--- BEGIN ---
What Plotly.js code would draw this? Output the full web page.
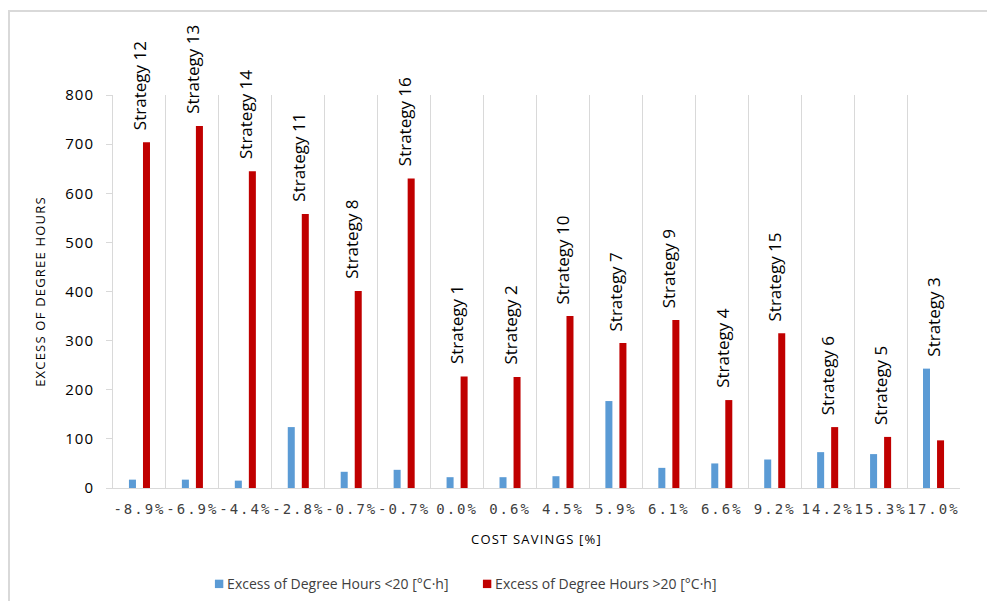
<!DOCTYPE html>
<html>
<head>
<meta charset="utf-8">
<script src="https://cdn.plot.ly/plotly-3.0.1.min.js"></script>
<style>
  html, body { margin: 0; padding: 0; background: #fff; }
  #wrap { position: relative; width: 987px; height: 601px; }
  #chart { width: 987px; height: 601px; }
  #frame { position: absolute; left: 8px; top: 10px; right: 0; bottom: 0;
           border-left: 2px solid #d9d9d9; border-top: 2px solid #d9d9d9; pointer-events: none; }
  .xtick text { letter-spacing: 2px; }
  .ytick text { letter-spacing: 1px; }
  .g-xtitle text, .g-ytitle text { letter-spacing: 1.2px; }
  .legend .scrollbox { clip-path: none !important; }
  .legend .legendpoints { transform: translate(18px, 0px) scale(0.7); }
</style>
</head>
<body>
<div id="wrap">
  <div id="chart"></div>
  <div id="frame"></div>
</div>
<script>
const categories = ["-8.9%","-6.9%","-4.4%","-2.8%","-0.7%","-0.7%","0.0%","0.6%","4.5%","5.9%","6.1%","6.6%","9.2%","14.2%","15.3%","17.0%"];
const strategies = ["Strategy 12","Strategy 13","Strategy 14","Strategy 11","Strategy 8","Strategy 16","Strategy 1","Strategy 2","Strategy 10","Strategy 7","Strategy 9","Strategy 4","Strategy 15","Strategy 6","Strategy 5","Strategy 3"];
const below20 = [17, 17, 15, 124, 33, 37, 22, 22, 24, 177, 41, 50, 58, 73, 69, 243];
const above20 = [704, 737, 645, 558, 401, 630, 227, 226, 350, 295, 342, 179, 315, 124, 104, 97];
const seriesNames = ["Excess of Degree Hours <20 [°C·h]", "Excess of Degree Hours >20 [°C·h]"];
const yTicks = [0, 100, 200, 300, 400, 500, 600, 700, 800];

const idx = categories.map((_, i) => i);
const font = "Open Sans, Noto Sans, sans-serif";

const traces = [
  { type: "bar", name: seriesNames[0], x: idx, y: below20, marker: { color: "#5B9BD5" } },
  { type: "bar", name: seriesNames[1], x: idx, y: above20, marker: { color: "#C00000" } }
];

const annotations = idx.map(i => ({
  x: i, y: Math.max(below20[i], above20[i]), xref: "x", yref: "y",
  text: strategies[i], textangle: -90, showarrow: false,
  xanchor: "center", yanchor: "bottom", yshift: 10,
  font: { family: font, size: 17, color: "#000" }
}));

const layout = {
  width: 987, height: 601,
  margin: { l: 113, r: 27, t: 95, b: 113, autoexpand: false },
  paper_bgcolor: "#fff", plot_bgcolor: "#fff",
  barmode: "group", bargap: 0.47, bargroupgap: 0.5,
  showlegend: true,
  legend: { orientation: "h", x: 0.0875, xanchor: "left", y: -0.245, yanchor: "middle",
            font: { family: font, size: 14, color: "#404040" }, entrywidth: 223 },
  xaxis: {
    range: [-0.5, 15.5], tickmode: "array", tickvals: idx, ticktext: categories,
    tickangle: 0, showgrid: false, zeroline: false, automargin: false,
    showline: true, linecolor: "#d9d9d9", linewidth: 1, ticks: "", ticklabelstandoff: 8,
    tickfont: { family: "DejaVu Sans Mono, monospace", size: 14, color: "#404040" },
    minor: { tickmode: "linear", tick0: -0.5, dtick: 1, showgrid: true, gridcolor: "#d9d9d9", gridwidth: 1, ticks: "" },
    title: { text: "COST SAVINGS [%]", font: { family: font, size: 13, color: "#000" }, standoff: 19 }
  },
  yaxis: {
    range: [0, 800], tickmode: "array", tickvals: yTicks, automargin: false,
    showgrid: false, zeroline: false, showline: true, linecolor: "#d9d9d9", linewidth: 1,
    ticks: "outside", ticklen: 6, tickcolor: "#d9d9d9", ticklabelstandoff: 9,
    tickfont: { family: font, size: 15, color: "#000" },
    title: { text: "EXCESS OF DEGREE HOURS", font: { family: font, size: 13, color: "#000" }, standoff: 16 }
  },
  annotations: annotations
};

Plotly.newPlot("chart", traces, layout, { displayModeBar: false, staticPlot: true });
</script>
</body>
</html>
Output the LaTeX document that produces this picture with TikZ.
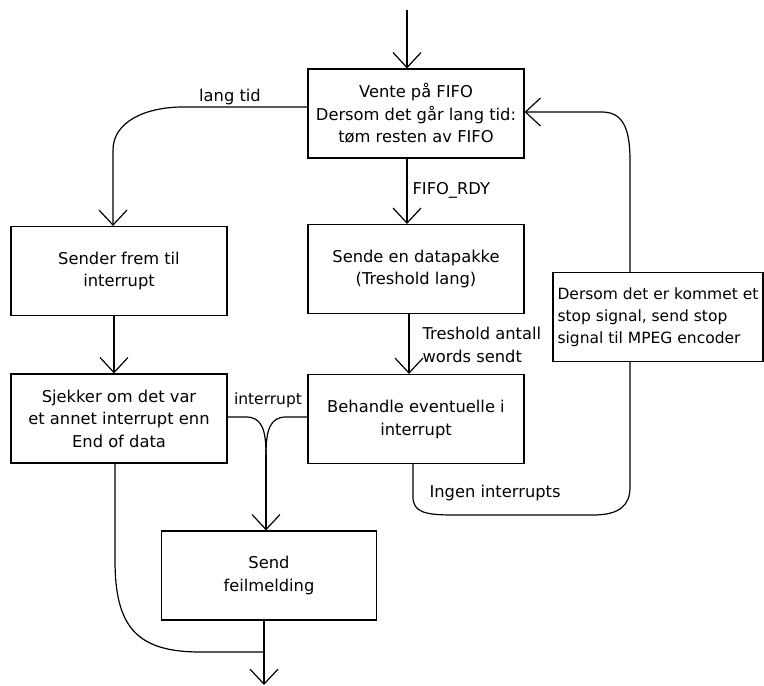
\documentclass[tikz,border=0pt]{standalone}
\usepackage{fontspec}
\setmainfont{DejaVu Sans}
\usetikzlibrary{arrows.meta}
\begin{document}
\begin{tikzpicture}[x=1pt,y=-1pt,
  line width=1.2pt,
  >={Straight Barb[length=15pt,width=28pt]},
  every node/.style={font=\fontsize{16.3}{22.5}\selectfont},
  box/.style={draw,rectangle,inner sep=0pt,minimum width=216pt,minimum height=89pt,align=center},
  lbl/.style={inner sep=0pt}
]
\useasboundingbox (0,0) rectangle (764,686);

% process boxes
\node[box] (T)  at (416,113.5) {Vente på FIFO\\Dersom det går lang tid:\\tøm resten av FIFO};
\node[box] (S1) at (119,271)   {Sender frem til\\interrupt};
\node[box] (S2) at (416,269)   {Sende en datapakke\\(Treshold lang)};
\node[box,minimum width=210pt,align=left,font=\fontsize{15.5}{22}\selectfont] (SP) at (658,317)
  {Dersom det er kommet et\\stop signal, send stop\\signal til MPEG encoder};
\node[box] (J)  at (119,418.5) {Sjekker om det var\\et annet interrupt enn\\End of data};
\node[box] (B)  at (416,419)   {\raisebox{5pt}{\begin{tabular}{@{}c@{}}Behandle eventuelle i\\[0.5pt]interrupt\end{tabular}}};
\node[box,minimum width=215pt] (F) at (269,575.5) {Send\\feilmelding};

% connector labels
\node[lbl] (ltid) at (230,97) {lang tid};
\node[lbl,anchor=west] (rdy) at (412,190) {FIFO\_RDY};
\node[lbl,anchor=west,align=left] (thr) at (422,345) {Treshold antall\\words sendt};
\node[lbl,font=\fontsize{15.5}{20}\selectfont] (intr) at (268,400) {interrupt};
\node[lbl,anchor=west] (ingen) at (429,493) {Ingen interrupts};

% loose ends
\coordinate (entry) at (407,10);
\coordinate (exit) at (264,685);

% entry into the waiting state
\draw[->] (entry) -- (entry |- T.north);

% timeout branch
\draw[->] (T.west |- 0,107) -- (183,107)
  .. controls (145,107) and (113,122) .. (113,150)
  -- (113,0 |- S1.north);

% normal flow
\draw[->] (407,0 |- T.south) -- (407,0 |- S2.north);
\draw[->] (409,0 |- S2.south) -- (409,0 |- B.north);
\draw[->] (114,0 |- S1.south) -- (114,0 |- J.north);

% both interrupt branches merge into the error box
\draw (J.east |- 0,417) -- (246,417)
  .. controls (262,417) and (266,430) .. (266,455);
\draw (B.west |- 0,417) -- (286,417)
  .. controls (270,417) and (266,430) .. (266,455);
\draw[->] (266,455) -- (266,0 |- F.north);

% end of data path and exit
\draw (115,0 |- J.south) -- (115,560)
  .. controls (115,625) and (135,652) .. (200,652) -- (264,652);
\draw[->] (264,0 |- F.south) -- (exit);

% no interrupts: loop back via the stop check
\draw (413,0 |- B.south) -- (413,497)
  .. controls (413,512) and (425,515) .. (453,515) -- (593,515)
  .. controls (620,515) and (630,505) .. (630,487) -- (630,0 |- SP.south);
\draw[->] (630,0 |- SP.north) -- (630,160)
  .. controls (630,127) and (622,112) .. (602,112) -- (T.east |- 0,112);
\end{tikzpicture}
\end{document}
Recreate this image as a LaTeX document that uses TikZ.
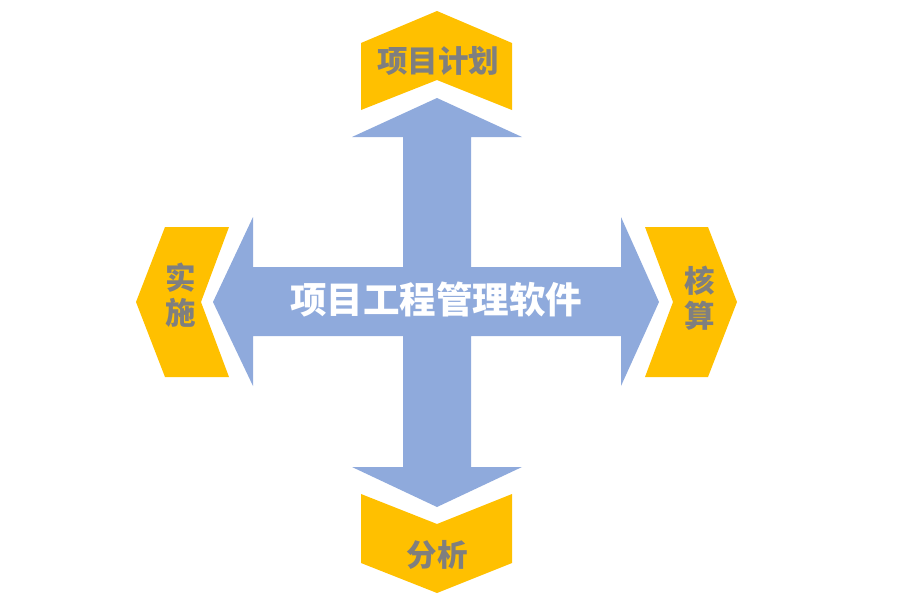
\documentclass[tikz,border=0pt]{standalone}
\usepackage{fontspec}
\newfontfamily\cjk{Noto Sans CJK SC}
\definecolor{arrowblue}{HTML}{8FAADC}
\definecolor{chevyellow}{HTML}{FFC000}
\definecolor{labelgray}{HTML}{7F7F7F}
\begin{document}
\begin{tikzpicture}[x=1pt,y=-1pt,
  arrowfill/.style={fill=arrowblue,draw=none},
  chevfill/.style={fill=chevyellow,draw=none},
  lab/.style={text=labelgray,font=\cjk\bfseries\fontsize{30.5}{35}\selectfont,align=center,inner sep=0pt},
  maintext/.style={text=white,font=\cjk\bfseries\fontsize{36.5}{40}\selectfont,inner sep=0pt}]
\useasboundingbox (0,0) rectangle (900,600);
% four-way arrow
\path[arrowfill] (437,98) -- (522,137) -- (471,137) -- (471,267) -- (621,267) -- (621,217)
  -- (659,302) -- (621,386) -- (621,336) -- (471,336) -- (471,467) -- (522,467)
  -- (437,507) -- (352,467) -- (403,467) -- (403,336) -- (253,336) -- (253,386)
  -- (213,302) -- (253,217) -- (253,267) -- (403,267) -- (403,137) -- (352,137) -- cycle;
% chevrons
\path[chevfill] (437,11) -- (512,43) -- (512,110) -- (437,80) -- (361,110) -- (361,43) -- cycle;
\path[chevfill] (361,494) -- (437,524) -- (512,494) -- (512,563) -- (437,593) -- (361,563) -- cycle;
\path[chevfill] (165,227) -- (229,227) -- (201,302) -- (229,377) -- (165,377) -- (136,302) -- cycle;
\path[chevfill] (645,227) -- (708,227) -- (737,302) -- (708,377) -- (645,377) -- (673,302) -- cycle;
% texts
\node[maintext] (center) at (436,300) {项目工程管理软件};
\node[lab] (plan) at (438,61) {项目计划};
\node[lab] (impl) at (181,295) {实\\施};
\node[lab] (acct) at (700,298) {核\\算};
\node[lab] (anal) at (437,555) {分析};
\end{tikzpicture}
\end{document}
--- END ---
#### [What this task involves]
Copy the lines from the entries above in which the word "Output" appears.

#### [In response]
What Plotly.js code would draw this? Output the full web page.
Output the LaTeX document that produces this picture with TikZ.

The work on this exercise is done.